You are required to complete a final project based on your module written assignments. This final project is to assemble a volunteer management handbook for the organization of your choosing. Each of the module assignments is designed to be cumulative, slowly building toward that final project. So, for each module, there will be a paper/task/assignment that will be independently graded. Then, at the conclusion of the course, you will package each of those assignments (along with some other pieces) into a single comprehensive volunteer management handbook that could serve as a resource for your chosen organization.

A full description of the project and its requirements is found in the Final Project area of the Course web site. 


Your grade in the course will be determined as follows:

  1. Online discussions (6)24 percent
  2. Written assignments (7)42 percent
  3. Final project34 percent

All activities will receive a numerical grade of 0–100. You will receive a score of 0 for any work not submitted. Your final grade in the course will be a letter grade. Letter grade equivalents for numerical grades are as follows:
























Below 73

To receive credit for the course, you must earn a letter grade of C or higher on the weighted average of all assigned course work (e.g., assignments, discussion postings, projects, etc.). Graduate students must maintain a B average overall to remain in good academic standing.


First Steps to Success

To succeed in this course, take the following first steps:

  1. Read carefully the entire Syllabus, making sure that all aspects of the course are clear to you and that you have all the materials required for the course.

  1. Familiarize yourself with the learning management systems environment—how to navigate it and what the various course areas contain.

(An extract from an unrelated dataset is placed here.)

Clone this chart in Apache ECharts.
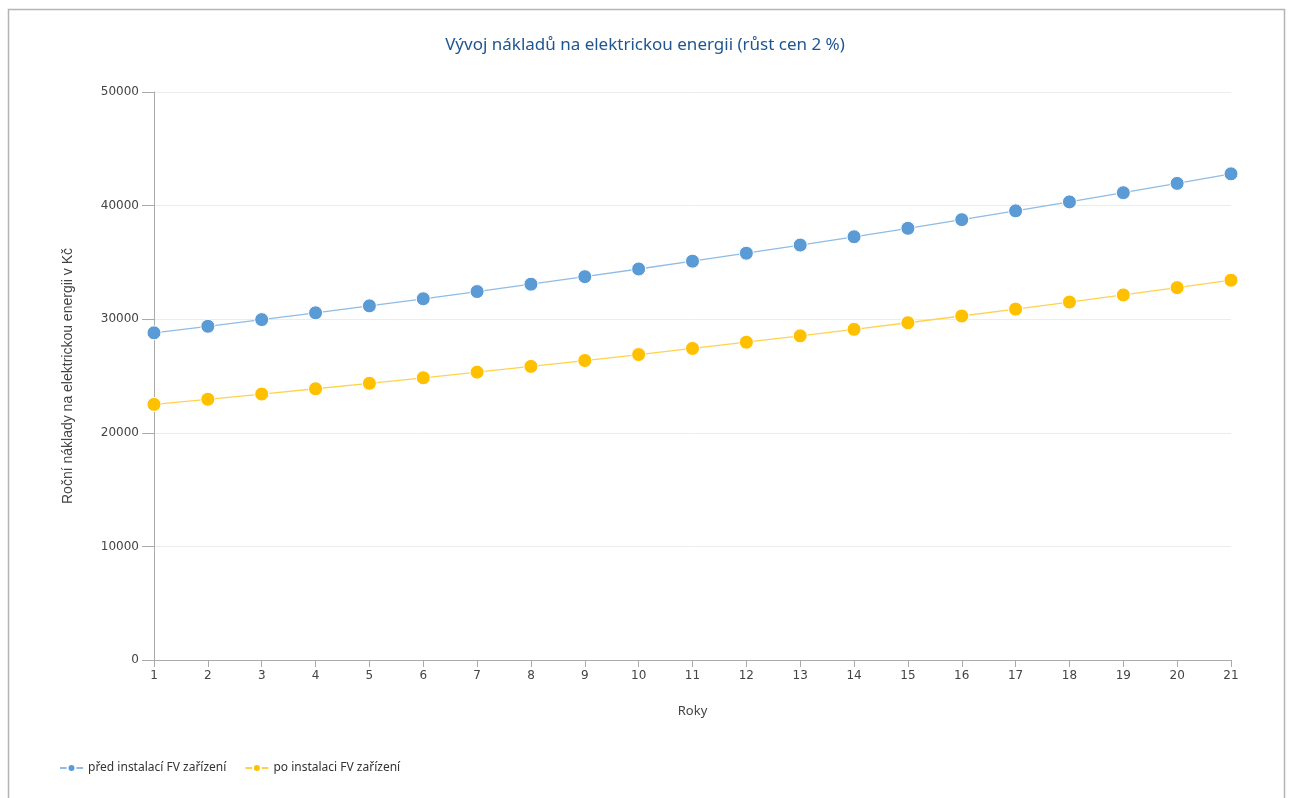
<!DOCTYPE html>
<html>
<head>
<meta charset="utf-8">
<script src="https://cdn.jsdelivr.net/npm/echarts@6/dist/echarts.min.js"></script>
<style>
html,body{margin:0;padding:0;background:#fff;}
#chart{width:1290px;height:798px;}
</style>
</head>
<body>
<div id="chart"></div>
<script>
const years = ['1','2','3','4','5','6','7','8','9','10','11','12','13','14','15','16','17','18','19','20','21'];
const beforeFV = [28800,29376,29964,30563,31174,31798,32434,33082,33744,34419,35107,35809,36526,37256,38001,38761,39536,40327,41134,41956,42795];
const afterFV = [22500,22950,23409,23877,24355,24842,25339,25845,26362,26890,27427,27976,28535,29106,29688,30282,30888,31505,32136,32778,33434];
const seriesNames = ['před instalací FV zařízení','po instalaci FV zařízení'];
const titleText = 'Vývoj nákladů na elektrickou energii (růst cen 2 %)';
const yAxisName = 'Roční náklady na elektrickou energii v Kč';
const xAxisName = 'Roky';

const uiFont = 'Noto Sans';
const tickFont = 'DejaVu Sans';
const chart = echarts.init(document.getElementById('chart'));
chart.setOption({
  backgroundColor: '#fff',
  animation: false,
  graphic: [{
    type: 'rect', left: 6, top: 7, silent: true,
    shape: {width: 1276, height: 800},
    style: {fill: 'none', stroke: '#b4b4b4', lineWidth: 1.5}
  }],
  title: {
    text: titleText, left: 'center', top: 32,
    textStyle: {fontFamily: uiFont, fontSize: 17, fontWeight: 'normal', color: '#1f5591'}
  },
  legend: {
    left: 54, top: 757, itemGap: 18, itemWidth: 23, itemHeight: 10,
    textStyle: {fontFamily: uiFont, fontSize: 12, color: '#333'}
  },
  grid: {left: 154, right: 59, top: 92, bottom: 138},
  xAxis: {
    type: 'category', data: years, boundaryGap: false,
    name: xAxisName, nameLocation: 'middle', nameGap: 45,
    nameTextStyle: {fontFamily: uiFont, fontSize: 13, color: '#444'},
    axisLine: {lineStyle: {color: '#aaa'}},
    axisTick: {alignWithLabel: true, length: 7, lineStyle: {color: '#aaa'}},
    axisLabel: {fontFamily: tickFont, fontSize: 12, color: '#444', margin: 10}
  },
  yAxis: {
    type: 'value', min: 0, max: 50000, interval: 10000,
    name: yAxisName, nameLocation: 'middle', nameGap: 79, nameRotate: 90,
    nameTextStyle: {fontFamily: 'Liberation Sans', fontSize: 14, color: '#444'},
    axisLine: {show: true, lineStyle: {color: '#aaa'}},
    axisTick: {show: true, length: 12, lineStyle: {color: '#aaa'}},
    axisLabel: {fontFamily: tickFont, fontSize: 12, color: '#444', margin: 15, formatter: v => String(v)},
    splitLine: {lineStyle: {color: '#ececec'}}
  },
  series: [
    {
      name: seriesNames[0], type: 'line', data: beforeFV,
      symbol: 'circle', symbolSize: 14,
      itemStyle: {color: '#5b9bd5', borderColor: '#fff', borderWidth: 1},
      lineStyle: {color: '#8ebce6', width: 1.3}
    },
    {
      name: seriesNames[1], type: 'line', data: afterFV,
      symbol: 'circle', symbolSize: 14,
      itemStyle: {color: '#ffc000', borderColor: '#fff', borderWidth: 1},
      lineStyle: {color: '#ffd24d', width: 1.3}
    }
  ]
});
</script>
</body>
</html>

If you know what to expect as you navigate the course, you can better pace yourself and complete the work on time.

  1. If you are not familiar with Web-based learning be sure to review the processes for posting responses online and submitting assignments before class begins.

Study Tips

Consider the following study tips for success:

  1. To stay on track throughout the course, begin each week by consulting the course Calendar. The Calendar provides an overview of the course and indicates due dates for submitting assignments, posting discussions, and scheduling and taking examinations.
  2. Check Announcements regularly for new course information.


Students at Thomas Edison State College are expected to exhibit the highest level of academic citizenship. In particular, students are expected to read and follow all policies, procedures, and program information guidelines contained in publications; pursue their learning goals with honesty and integrity; demonstrate that they are progressing satisfactorily and in a timely fashion by meeting course deadlines and following outlines procedures; observe a code of mutual respect in dealing with mentors, staff, and other students; behave in a manner consistent with the standards and codes of the profession in which they are practicing; keep official records updated regarding changes in name, address, telephone number, or e-mail address; and meet financial obligations in a timely manner. Students not practicing good academic citizenship may be subject to disciplinary action including suspension, dismissal, or financial holds on records.

Academic Dishonesty

Thomas Edison State College expects all of its students to approach their education with academic integrity—the pursuit of scholarly activity free from fraud and deception. All mentors and administrative staff members at the College insist on strict standards of academic honesty in all courses. Academic dishonesty undermines this objective. Academic dishonesty takes the following forms:

  1. Cheating
  2. Plagiarizing (including copying and pasting from the Internet without using quotation marks and without acknowledging sources)
  3. Fabricating information or citations
  4. Facilitating acts of dishonesty by others
  5. Unauthorized access to examinations or the use of unauthorized materials during exam administration
  6. Submitting the work of another person or work previously used without informing the mentor
  7. Tampering with the academic work of other students

Academic dishonesty will result in disciplinary action and possible dismissal from the College. Students who submit papers that are found to be plagiarized will receive an F on the plagiarized assignment, may receive a grade of F for the course, and may face dismissal from the College.

A student who is charged with academic dishonesty will be given oral or written notice of the charge. If a mentor or the College official believes the infraction is serious enough to warrant referral of the case to the academic dean, or if the mentor awards a final grade of F in the course because of the infraction, the student and the mentor will be afforded formal due process.

If a student is found cheating or using unauthorized materials on an examination, he or she will automatically receive a grade of F on that examination. Students who believe they have been falsely accused of academic dishonesty should seek redress through informal discussions with the mentor, through the office of the dean, or through an executive officer of Thomas Edison State College.


Using someone else’s work as your own is plagiarism. Although it may seem like simple dishonesty, plagiarism is against the law. Thomas Edison State College takes a strong stance against plagiarism, and students found to be plagiarizing will be severely penalized. If you copy phrases, sentences, paragraphs, or whole documents word-for-word—or if you paraphrase by changing a word here and there—without identifying the author, then you are plagiarizing. Please keep in mind that this type of identification applies to Internet sources as well as to print-based sources. Copying and pasting from the Internet, without using quotation marks and without acknowledging sources, constitutes plagiarism. (For information about how to cite Internet sources, see Online Student Handbook > Academic Standards > “Citing Sources.”)

Accidentally copying the words and ideas of another writer does not excuse the charge of plagiarism. It is easy to jot down notes and ideas from many sources and then write your own paper without knowing which words are your own and which are someone else’s. It is more difficult to keep track of each and every source. However, the conscientious writer who wishes to avoid plagiarizing never fails to keep careful track of sources.

Always be aware that if you write without acknowledging the sources of your ideas, you run the risk of being charged with plagiarism.

Clearly, plagiarism, no matter the degree of the intent to deceive, defeats the purpose of education. If you plagiarize deliberately, you are not educating yourself, and you are wasting your time on courses meant to improve your skills. if you plagiarize through carelessness, you are deceiving yourself.